Exercise details: Return the lines from the line containing "Convert this chart to Apache ECharts code." through the line containing "const barStyle = (c)" exactly. No other line should appear in the answer.
################
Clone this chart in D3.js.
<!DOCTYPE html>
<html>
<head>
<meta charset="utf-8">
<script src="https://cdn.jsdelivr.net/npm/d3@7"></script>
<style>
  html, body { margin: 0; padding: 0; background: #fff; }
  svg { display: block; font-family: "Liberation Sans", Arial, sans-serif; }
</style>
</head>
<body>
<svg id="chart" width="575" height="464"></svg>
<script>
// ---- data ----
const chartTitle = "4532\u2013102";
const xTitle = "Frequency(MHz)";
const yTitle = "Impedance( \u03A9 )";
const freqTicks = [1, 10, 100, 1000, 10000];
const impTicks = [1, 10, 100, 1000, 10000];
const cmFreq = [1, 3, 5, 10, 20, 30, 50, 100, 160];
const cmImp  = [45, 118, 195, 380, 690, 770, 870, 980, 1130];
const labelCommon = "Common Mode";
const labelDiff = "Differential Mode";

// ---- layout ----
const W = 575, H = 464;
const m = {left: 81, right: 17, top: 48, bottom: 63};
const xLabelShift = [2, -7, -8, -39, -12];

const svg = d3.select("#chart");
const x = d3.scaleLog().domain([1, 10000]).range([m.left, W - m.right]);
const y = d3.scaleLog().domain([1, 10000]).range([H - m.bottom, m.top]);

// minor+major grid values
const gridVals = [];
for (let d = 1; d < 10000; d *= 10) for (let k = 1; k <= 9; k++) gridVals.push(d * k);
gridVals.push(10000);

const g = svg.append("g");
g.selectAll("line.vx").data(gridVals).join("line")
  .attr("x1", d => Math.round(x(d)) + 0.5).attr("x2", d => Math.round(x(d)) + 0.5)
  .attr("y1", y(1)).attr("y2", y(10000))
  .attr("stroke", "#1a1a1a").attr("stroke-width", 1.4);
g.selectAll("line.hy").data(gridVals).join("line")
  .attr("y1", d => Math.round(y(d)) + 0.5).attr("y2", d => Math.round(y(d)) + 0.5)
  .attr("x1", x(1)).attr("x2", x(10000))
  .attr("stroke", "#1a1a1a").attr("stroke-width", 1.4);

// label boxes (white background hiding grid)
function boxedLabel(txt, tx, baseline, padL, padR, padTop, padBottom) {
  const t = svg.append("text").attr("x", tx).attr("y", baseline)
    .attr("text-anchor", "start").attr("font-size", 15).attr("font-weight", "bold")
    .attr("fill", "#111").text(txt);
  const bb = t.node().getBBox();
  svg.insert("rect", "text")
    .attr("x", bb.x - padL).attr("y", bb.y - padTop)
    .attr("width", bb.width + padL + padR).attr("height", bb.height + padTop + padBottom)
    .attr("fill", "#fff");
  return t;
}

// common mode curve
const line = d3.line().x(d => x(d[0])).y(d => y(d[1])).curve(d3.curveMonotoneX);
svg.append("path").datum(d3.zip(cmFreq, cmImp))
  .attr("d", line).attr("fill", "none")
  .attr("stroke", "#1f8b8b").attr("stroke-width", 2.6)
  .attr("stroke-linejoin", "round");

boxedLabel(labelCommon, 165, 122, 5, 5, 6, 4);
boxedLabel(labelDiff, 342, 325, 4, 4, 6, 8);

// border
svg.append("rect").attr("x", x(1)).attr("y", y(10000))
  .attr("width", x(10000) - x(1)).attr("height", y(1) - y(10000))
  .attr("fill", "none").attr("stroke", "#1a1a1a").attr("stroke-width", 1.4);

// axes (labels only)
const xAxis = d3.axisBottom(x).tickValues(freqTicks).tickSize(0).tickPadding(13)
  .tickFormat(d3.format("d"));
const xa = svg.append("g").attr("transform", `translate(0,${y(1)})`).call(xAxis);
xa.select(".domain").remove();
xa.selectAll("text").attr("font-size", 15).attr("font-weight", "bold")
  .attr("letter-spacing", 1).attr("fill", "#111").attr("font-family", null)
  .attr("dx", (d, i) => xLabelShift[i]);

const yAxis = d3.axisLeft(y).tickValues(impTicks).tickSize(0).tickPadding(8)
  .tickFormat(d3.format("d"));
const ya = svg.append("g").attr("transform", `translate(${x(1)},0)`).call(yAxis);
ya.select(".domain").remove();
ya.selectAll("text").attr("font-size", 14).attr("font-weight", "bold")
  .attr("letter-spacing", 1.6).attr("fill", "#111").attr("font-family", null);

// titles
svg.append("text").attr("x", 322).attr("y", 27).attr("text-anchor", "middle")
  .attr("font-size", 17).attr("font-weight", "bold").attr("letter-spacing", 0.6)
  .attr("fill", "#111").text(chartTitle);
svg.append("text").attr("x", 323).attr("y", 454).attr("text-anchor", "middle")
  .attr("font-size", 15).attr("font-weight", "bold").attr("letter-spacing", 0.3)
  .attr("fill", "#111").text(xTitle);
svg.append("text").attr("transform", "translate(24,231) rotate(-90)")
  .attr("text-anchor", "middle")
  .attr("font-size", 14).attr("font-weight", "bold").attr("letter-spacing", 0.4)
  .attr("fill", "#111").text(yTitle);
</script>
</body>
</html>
################
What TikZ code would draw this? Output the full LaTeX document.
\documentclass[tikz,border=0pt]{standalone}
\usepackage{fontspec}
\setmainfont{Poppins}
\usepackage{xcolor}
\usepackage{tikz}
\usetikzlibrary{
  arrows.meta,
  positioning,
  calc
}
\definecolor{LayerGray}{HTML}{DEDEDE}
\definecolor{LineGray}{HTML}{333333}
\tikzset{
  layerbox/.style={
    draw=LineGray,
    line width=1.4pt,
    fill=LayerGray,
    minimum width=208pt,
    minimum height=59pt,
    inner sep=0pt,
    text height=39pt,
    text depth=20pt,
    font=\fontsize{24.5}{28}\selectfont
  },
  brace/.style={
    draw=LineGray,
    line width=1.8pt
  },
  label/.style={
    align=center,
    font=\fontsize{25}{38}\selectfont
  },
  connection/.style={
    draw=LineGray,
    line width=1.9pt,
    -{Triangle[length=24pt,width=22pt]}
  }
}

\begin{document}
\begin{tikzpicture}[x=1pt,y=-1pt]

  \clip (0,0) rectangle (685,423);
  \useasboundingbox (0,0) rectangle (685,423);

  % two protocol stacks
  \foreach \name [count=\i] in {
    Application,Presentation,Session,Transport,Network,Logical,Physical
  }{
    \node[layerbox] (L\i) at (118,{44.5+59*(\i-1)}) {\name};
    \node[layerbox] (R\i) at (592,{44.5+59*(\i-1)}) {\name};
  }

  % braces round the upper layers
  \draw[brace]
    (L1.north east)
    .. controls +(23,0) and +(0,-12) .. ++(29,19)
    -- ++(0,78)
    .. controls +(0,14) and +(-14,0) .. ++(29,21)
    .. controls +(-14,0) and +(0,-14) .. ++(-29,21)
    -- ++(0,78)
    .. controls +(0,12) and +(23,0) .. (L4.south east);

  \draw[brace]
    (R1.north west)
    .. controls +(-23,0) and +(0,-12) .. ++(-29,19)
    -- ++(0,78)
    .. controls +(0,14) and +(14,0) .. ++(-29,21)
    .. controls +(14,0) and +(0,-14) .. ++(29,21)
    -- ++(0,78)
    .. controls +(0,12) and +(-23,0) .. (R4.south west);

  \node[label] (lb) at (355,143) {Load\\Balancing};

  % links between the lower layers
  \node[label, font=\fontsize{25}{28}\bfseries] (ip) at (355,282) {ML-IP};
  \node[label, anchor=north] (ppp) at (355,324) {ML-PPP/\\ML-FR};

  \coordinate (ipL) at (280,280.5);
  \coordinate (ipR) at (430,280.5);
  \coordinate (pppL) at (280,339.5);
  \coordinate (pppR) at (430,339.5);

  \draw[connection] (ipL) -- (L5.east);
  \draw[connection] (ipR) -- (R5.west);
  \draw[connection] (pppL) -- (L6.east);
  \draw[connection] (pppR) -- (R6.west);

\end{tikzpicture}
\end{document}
################
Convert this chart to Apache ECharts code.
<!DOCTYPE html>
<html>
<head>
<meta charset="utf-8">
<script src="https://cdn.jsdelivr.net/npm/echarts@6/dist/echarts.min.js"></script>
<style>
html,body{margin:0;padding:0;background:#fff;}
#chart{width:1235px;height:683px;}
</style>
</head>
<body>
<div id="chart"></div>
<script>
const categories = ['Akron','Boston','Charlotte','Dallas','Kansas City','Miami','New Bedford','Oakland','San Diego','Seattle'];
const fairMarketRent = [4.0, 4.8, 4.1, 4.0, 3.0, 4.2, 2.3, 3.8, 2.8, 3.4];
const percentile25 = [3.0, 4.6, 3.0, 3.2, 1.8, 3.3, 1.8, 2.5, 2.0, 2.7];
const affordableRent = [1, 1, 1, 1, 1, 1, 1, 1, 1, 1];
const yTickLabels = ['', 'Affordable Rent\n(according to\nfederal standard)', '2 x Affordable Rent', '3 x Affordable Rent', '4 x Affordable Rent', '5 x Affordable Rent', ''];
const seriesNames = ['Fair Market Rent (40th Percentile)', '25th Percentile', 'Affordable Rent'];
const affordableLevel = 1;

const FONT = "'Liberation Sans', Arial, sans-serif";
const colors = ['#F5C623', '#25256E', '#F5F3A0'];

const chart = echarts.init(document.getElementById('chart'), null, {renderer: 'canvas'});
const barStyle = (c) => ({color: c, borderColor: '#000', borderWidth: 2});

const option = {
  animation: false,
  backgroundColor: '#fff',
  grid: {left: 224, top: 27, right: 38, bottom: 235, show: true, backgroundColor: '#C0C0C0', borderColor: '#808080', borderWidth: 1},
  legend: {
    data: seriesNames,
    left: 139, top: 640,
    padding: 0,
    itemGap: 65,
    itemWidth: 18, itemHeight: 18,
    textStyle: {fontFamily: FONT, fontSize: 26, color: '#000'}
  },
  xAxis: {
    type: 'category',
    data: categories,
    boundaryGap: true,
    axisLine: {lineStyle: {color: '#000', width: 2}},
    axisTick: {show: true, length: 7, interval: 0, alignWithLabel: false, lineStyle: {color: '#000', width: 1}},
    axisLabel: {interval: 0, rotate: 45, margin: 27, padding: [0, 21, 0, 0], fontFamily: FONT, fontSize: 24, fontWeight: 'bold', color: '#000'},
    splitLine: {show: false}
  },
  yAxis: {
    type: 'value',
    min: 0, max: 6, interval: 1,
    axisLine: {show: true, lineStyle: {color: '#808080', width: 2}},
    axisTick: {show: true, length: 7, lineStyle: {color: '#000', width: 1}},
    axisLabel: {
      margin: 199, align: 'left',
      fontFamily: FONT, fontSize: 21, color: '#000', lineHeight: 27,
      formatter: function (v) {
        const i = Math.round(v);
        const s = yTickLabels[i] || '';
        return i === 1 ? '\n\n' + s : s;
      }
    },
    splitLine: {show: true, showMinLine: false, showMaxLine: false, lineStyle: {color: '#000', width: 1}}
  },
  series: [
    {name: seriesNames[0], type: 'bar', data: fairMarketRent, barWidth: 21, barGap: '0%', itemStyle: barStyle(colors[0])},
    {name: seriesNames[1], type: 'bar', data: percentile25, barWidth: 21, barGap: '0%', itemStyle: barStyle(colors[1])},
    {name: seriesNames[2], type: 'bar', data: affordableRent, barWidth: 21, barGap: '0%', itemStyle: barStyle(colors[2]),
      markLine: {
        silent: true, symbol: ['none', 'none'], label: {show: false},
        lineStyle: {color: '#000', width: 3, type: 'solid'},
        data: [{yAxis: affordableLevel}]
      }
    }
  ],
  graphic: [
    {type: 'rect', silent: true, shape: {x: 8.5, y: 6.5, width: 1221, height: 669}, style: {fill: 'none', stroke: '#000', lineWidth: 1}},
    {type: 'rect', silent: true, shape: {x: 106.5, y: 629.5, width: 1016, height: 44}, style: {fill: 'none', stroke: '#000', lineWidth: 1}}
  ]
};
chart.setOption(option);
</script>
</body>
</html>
################
Completed exercise:
Convert this chart to Apache ECharts code.
<!DOCTYPE html>
<html>
<head>
<meta charset="utf-8">
<script src="https://cdn.jsdelivr.net/npm/echarts@6/dist/echarts.min.js"></script>
<style>
html,body{margin:0;padding:0;background:#fff;}
#chart{width:1235px;height:683px;}
</style>
</head>
<body>
<div id="chart"></div>
<script>
const categories = ['Akron','Boston','Charlotte','Dallas','Kansas City','Miami','New Bedford','Oakland','San Diego','Seattle'];
const fairMarketRent = [4.0, 4.8, 4.1, 4.0, 3.0, 4.2, 2.3, 3.8, 2.8, 3.4];
const percentile25 = [3.0, 4.6, 3.0, 3.2, 1.8, 3.3, 1.8, 2.5, 2.0, 2.7];
const affordableRent = [1, 1, 1, 1, 1, 1, 1, 1, 1, 1];
const yTickLabels = ['', 'Affordable Rent\n(according to\nfederal standard)', '2 x Affordable Rent', '3 x Affordable Rent', '4 x Affordable Rent', '5 x Affordable Rent', ''];
const seriesNames = ['Fair Market Rent (40th Percentile)', '25th Percentile', 'Affordable Rent'];
const affordableLevel = 1;

const FONT = "'Liberation Sans', Arial, sans-serif";
const colors = ['#F5C623', '#25256E', '#F5F3A0'];

const chart = echarts.init(document.getElementById('chart'), null, {renderer: 'canvas'});
const barStyle = (c) => ({color: c, borderColor: '#000', borderWidth: 2});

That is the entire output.